Yesterday's view of the terrace |
Two
weeks later and the situation is a little changed. Wednesday's weekly
hospital Xray revealed that the jaw had moved and thus no healing had
taken place. Urgent referral to Senior Opinion which was and is, a
week's grace will be allowed, then if no change, the consultant will
insert three screws in the jaw and tie the teeth together with wire
thus keeping the mouth shut. Oh dear, I can already hear the jokes
from the wider family about that! As I can get away with a local
anaesthetic, not the dreaded full anaesthetic demanded by the bigger
operation [exact details, unknown, but consultant and I are united in
opposition to that, with the unspoken opinion of Too Old!] I am
prepared for the operation some time after next Wednesday. The
consultant was stern; you need isolation really so that is what I am
now more vigorously embracing. I already didn't answer the phone and
have stopped all my activities and refused all visits; now I don't
even answer the door buzzer. No swimming either, the man said, just
as I was about to resume my daily dip. So I savour what I have and can do; top of that list is my lovely flat and super terrace AND the sunny weather so far to enjoy both. The flat is filled with perpetual sunshine and the terrace is warm and inviting and a little Autumnal. Things could be worse.
Ken Loach. I Daniel Blake won the Palme d'Or at the Cannes Film Festival this year and was the only British film selected to be shown at the New York Film Festival in October 2016 |
I
Daniel Blake
was splendid and splendidly depressing. My emotions felt deeply
stirred as I walked despondently home. It is the story of an ordinary
older working class man, a carpenter, honest, likeable, conscientious
who loses his job after a severe heart attack. His doctor says he
must not return to work yet, and the film chronicles his increasingly
bewildered attempts to access the benefits system. Language,
computers, systems processes are all used to mystify and obstruct
would-be claimants so that, after countless visits, Daniel Blake is
no nearer obtaining the temporary financial support he needs. He
helps a young woman victim of the system and her two children, sells most of his
furniture while desperately lying to people who want to help him like
former work mates and his young neighbour. I had no idea of the punitive nature the
benefits system; it is consciously cruel as Loach says.
Interestingly, also yesterday, there is pious talk in Parliament of
simplifying the system to help claimants; let us live in hope. As it
presently stands, not only does it punish and obstruct would-be
claimants, it puts exquisitely-targeted pressures on staff to
conform.
My
teacher daughter, friend and grand-daughter were here for four or
five days last week and the 'No speaking' rule was hard to follow.
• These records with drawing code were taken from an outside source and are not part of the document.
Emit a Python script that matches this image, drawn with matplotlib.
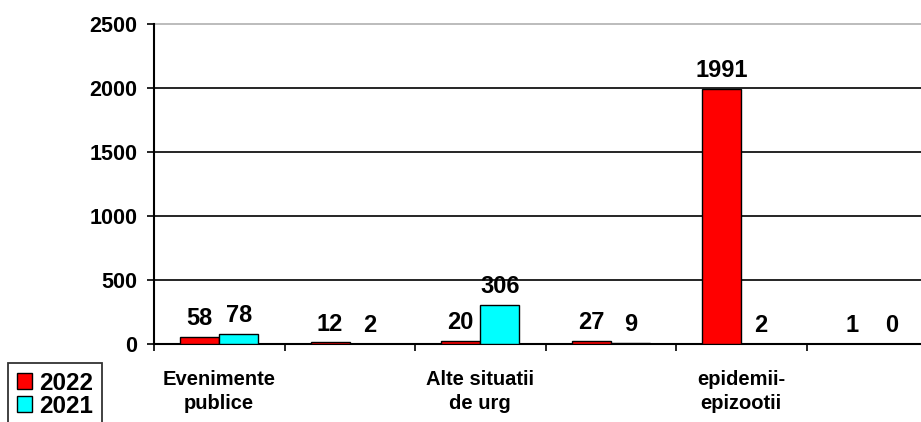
import matplotlib
matplotlib.use("Agg")
import matplotlib.pyplot as plt
import numpy as np
from matplotlib.patches import Rectangle

categories = ["Evenimente\npublice", "", "Alte situatii\nde urg", "", "epidemii-\nepizootii", ""]
series_names = ["2022", "2021"]
values_2022 = [58, 12, 20, 27, 1991, 1]
values_2021 = [78, 2, 306, 9, 2, 0]
colors = ["#FF0000", "#00FFFF"]
yticks = [0, 500, 1000, 1500, 2000, 2500]

plt.rcParams['font.family'] = ['Liberation Sans', 'DejaVu Sans']
plt.rcParams['font.weight'] = 'bold'

fig = plt.figure(figsize=(9.21, 4.22), dpi=100)
ax = fig.add_axes([154/921, 1-344/422, (937-154)/921, (344-24)/422])

n = len(categories)
x = np.arange(n)
w = 0.3
offsets = [-w/2, w/2]
for vals, col, off in zip([values_2022, values_2021], colors, offsets):
    b = ax.bar(x + off, vals, width=w, color=col, edgecolor="black", linewidth=1.0, zorder=3)
    for rect, v in zip(b, vals):
        ax.annotate(str(v), (rect.get_x() + rect.get_width()/2, rect.get_height()),
                    xytext=(0, 5), textcoords="offset points", ha="center", va="bottom",
                    fontsize=17, fontweight="bold", zorder=4)

ax.set_xlim(-0.5, n - 0.5)
ax.set_ylim(0, 2500)
ax.set_yticks(yticks)
ax.set_yticklabels([str(t) for t in yticks], fontsize=15.5, fontweight="bold")
ax.tick_params(axis="y", direction="out", length=5, width=1.2, pad=7)

ax.set_xticks(np.arange(n + 1) - 0.5)
ax.set_xticklabels([])
ax.tick_params(axis="x", which="major", direction="out", length=5, width=1.2)
ax.set_xticks(x, minor=True)
ax.set_xticklabels(categories, minor=True, fontsize=14.5, fontweight="bold", linespacing=1.3)
ax.tick_params(axis="x", which="minor", length=0, pad=19)

for t in yticks[1:-1]:
    ax.axhline(t, color="black", linewidth=1.2, zorder=1)
ax.axhline(2500, color="#b0b0b0", linewidth=1.2, zorder=1, clip_on=False)

for s in ["top", "right"]:
    ax.spines[s].set_visible(False)
ax.spines["left"].set_linewidth(1.5)
ax.spines["bottom"].set_linewidth(1.5)

handles = [Rectangle((0, 0), 1, 1, facecolor=c, edgecolor="black", linewidth=1.0) for c in colors]
leg = fig.legend(handles, series_names, loc="upper left", bbox_to_anchor=(8/921, 1-363/422),
                 bbox_transform=fig.transFigure, frameon=True, fancybox=False,
                 prop={"size": 17.5, "weight": "bold"}, handlelength=0.65, handleheight=0.65,
                 handletextpad=0.3, labelspacing=0.0, borderpad=0.35, borderaxespad=0)
leg.get_frame().set_edgecolor("black")
leg.get_frame().set_linewidth(1.3)

fig.savefig("out.png", dpi=100)
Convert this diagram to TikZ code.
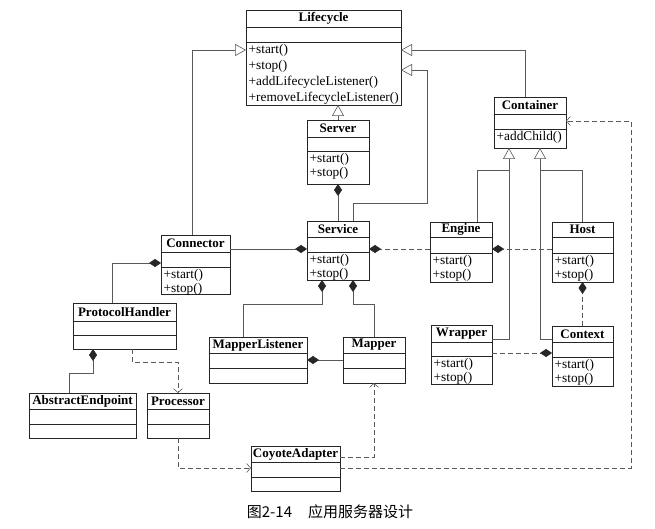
\documentclass[tikz,border=0pt]{standalone}
\usepackage{fontspec}
\setmainfont{Liberation Serif}
\newfontfamily\cjk{Noto Sans CJK SC}
\usetikzlibrary{arrows.meta}
\tikzset{
  clsbox/.style={draw=black!85, line width=0.7pt, fill=white, inner sep=0pt, outer sep=0pt},
  clssep/.style={draw=black!85, line width=0.7pt},
  clstitle/.style={font=\fontsize{13}{15}\selectfont\bfseries, inner sep=0pt},
  clsops/.style={font=\fontsize{13.3}{13.8}\selectfont, align=left, inner xsep=2.5pt, inner ysep=2.2pt},
  link/.style={draw=black!65, line width=0.6pt},
  deplink/.style={link, dash pattern=on 5pt off 3pt},
  gentip/.style={-{Triangle[open, length=11pt, width=12pt, fill=white]}},
  comptip/.style={-{Diamond[length=12pt, width=8pt, color=black!85]}},
  deptip/.style={-{Straight Barb[length=4pt, width=9pt]}},
  captionfont/.style={font=\cjk\fontsize{15}{17}\selectfont, inner sep=0pt}
}
\newcommand\umlclass[9]{%
  \node[clsbox, minimum width=#4pt, minimum height=#5pt, anchor=north west] (#1) at (#2,#3) {};
  \draw[clssep] ([yshift=-#6pt]#1.north west) -- ([yshift=-#6pt]#1.north east)
                ([yshift=-#7pt]#1.north west) -- ([yshift=-#7pt]#1.north east);
  \node[clstitle] (#1-t) at ([yshift={-0.5*#6pt}]#1.north) {#8};
  \node[clsops, anchor=north west] (#1-o) at ([yshift=-#7pt]#1.north west) {#9};
}
\begin{document}
\begin{tikzpicture}[x=1pt, y=-1pt]
\useasboundingbox (0,0) rectangle (655,529);

% classes
\umlclass{Lifecycle}{246}{10}{155}{95}{17}{32}{Lifecycle}{+start()\\[2pt]+stop()\\[2pt]+addLifecycleListener()\\[2pt]+removeLifecycleListener()}
\umlclass{Server}{307}{120}{62}{64}{17}{31}{Server}{+start()\\+stop()}
\umlclass{Container}{494}{97}{72}{51}{17}{32}{Container}{+addChild()}
\umlclass{Connector}{161}{235}{69}{59}{17}{32}{Connector}{+start()\\+stop()}
\umlclass{Service}{307}{221}{62}{59}{16}{31}{Service}{+start()\\+stop()}
\umlclass{Engine}{430}{222}{62}{60}{15}{31}{Engine}{+start()\\+stop()}
\umlclass{Host}{552}{222}{61}{60}{15}{31}{Host}{+start()\\+stop()}
\umlclass{ProtocolHandler}{73}{303}{103}{46}{18}{32}{ProtocolHandler}{}
\umlclass{MapperListener}{209}{337}{98}{46}{16}{31}{MapperListener}{}
\umlclass{Mapper}{343}{337}{62}{46}{16}{31}{Mapper}{}
\umlclass{Wrapper}{431}{325}{61}{59}{17}{31}{Wrapper}{+start()\\+stop()}
\umlclass{Context}{552}{326}{61}{60}{16}{31}{Context}{+start()\\+stop()}
\umlclass{AbstractEndpoint}{29}{393}{107}{45}{16}{31}{AbstractEndpoint}{}
\umlclass{Processor}{147}{393}{62}{45}{16}{31}{Processor}{}
\umlclass{CoyoteAdapter}{251}{446}{89}{45}{16}{31}{CoyoteAdapter}{}

% generalizations to Lifecycle
\draw[link, gentip] ([xshift=31pt]Connector.north west) |- ([yshift=-40pt]Lifecycle.north west);
\draw[link, gentip] ([xshift=46pt]Service.north west) |- (427,203) |- ([yshift=-60pt]Lifecycle.north east);
\draw[link, gentip] ([xshift=31pt]Container.north west) |- ([yshift=-40pt]Lifecycle.north east);
\draw[link, gentip] (Server.north) -- (Server.north |- Lifecycle.south);

% generalizations to Container
\draw[link] ([xshift=47pt]Engine.north west) |- (509,170);
\draw[link, gentip] ([yshift=-14pt]Wrapper.north east) -| ([xshift=15pt]Container.south west);
\draw[link] ([xshift=30pt]Host.north west) |- (540,170);
\draw[link, gentip] ([yshift=-13pt]Context.north west) -| ([xshift=46pt]Container.south west);

% compositions
\draw[link, comptip] (Service.north) -- (Server.south);
\draw[link, comptip] ([yshift=-14pt]Connector.north east) -- ([yshift=-28pt]Service.north west);
\draw[deplink, comptip] ([yshift=-27pt]Engine.north west) -- ([yshift=-28pt]Service.north east);
\draw[deplink, comptip] ([yshift=-27pt]Host.north west) -- ([yshift=-27pt]Engine.north east);
\draw[deplink, comptip] (Context.north) -- (Host.south);
\draw[deplink, comptip] ([yshift=-28pt]Wrapper.north east) -- ([yshift=-27pt]Context.north west);
\draw[link, comptip] ([xshift=39pt]ProtocolHandler.north west) |- ([yshift=-28pt]Connector.north west);
\draw[link, comptip] ([xshift=40pt]AbstractEndpoint.north west) |- (93,373) -- ([xshift=20pt]ProtocolHandler.south west);
\draw[link, comptip] ([xshift=34pt]MapperListener.north west) |- (322,304) -- ([xshift=15pt]Service.south west);
\draw[link, comptip] (Mapper.north) |- (353,304) -- ([xshift=46pt]Service.south west);
\draw[link, comptip] (Mapper.west) -- (MapperListener.east);

% dependencies
\draw[deplink, deptip] ([xshift=59pt]ProtocolHandler.south west) |- (178,362) -- (Processor.north);
\draw[deplink, deptip] (Processor.south) |- ([yshift=-22pt]CoyoteAdapter.north west);
\draw[deplink, deptip] ([yshift=-11pt]CoyoteAdapter.north east) -| (Mapper.south);
\draw[deplink, deptip] ([yshift=-22pt]CoyoteAdapter.north east) -| (631,121) -- ([yshift=-24pt]Container.north east);

% caption
\node[captionfont] (caption) at (330,512) {图2-14\hspace{16pt}应用服务器设计};
\end{tikzpicture}
\end{document}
I have discovered how difficult it is to deny oneself this most human
of activities. It is almost as essential and normal and spontaneous
as breathing. I didn't go out with them at all except for their last
day when daughter insisted they take me out somewhere briefly. Never
has a short trip to Damme been so enjoyable! I do love that drive
along the canal between the dappled trees in the canal-side avenue
that seems to continue for miles. We only had time for a coffee,
which was a treat indeed, but after we had parked, the girls saw a
very inviting shop nearby, with gallery, and they dived in. I
hesitated partly because of being tongue-tied and partly through
post-Brexit poverty which has induced a wholly atypical reluctance to
be tempted to buy anything very much. But the windows
looked
tempting indeed and eventually I went in to find a marvellous
emporium full of signally different and amazing clothes and bags.
Suffice it to say, we enjoyed ourselves hugely and I shall certainly
go back when I am fully restored to proper speech and buy something
to celebrate the return of
that wonderful gift. Realistically, that may well be early January
En route to Damme from Brugge |
in which case, the sales may well be on. Synchronicity indeed.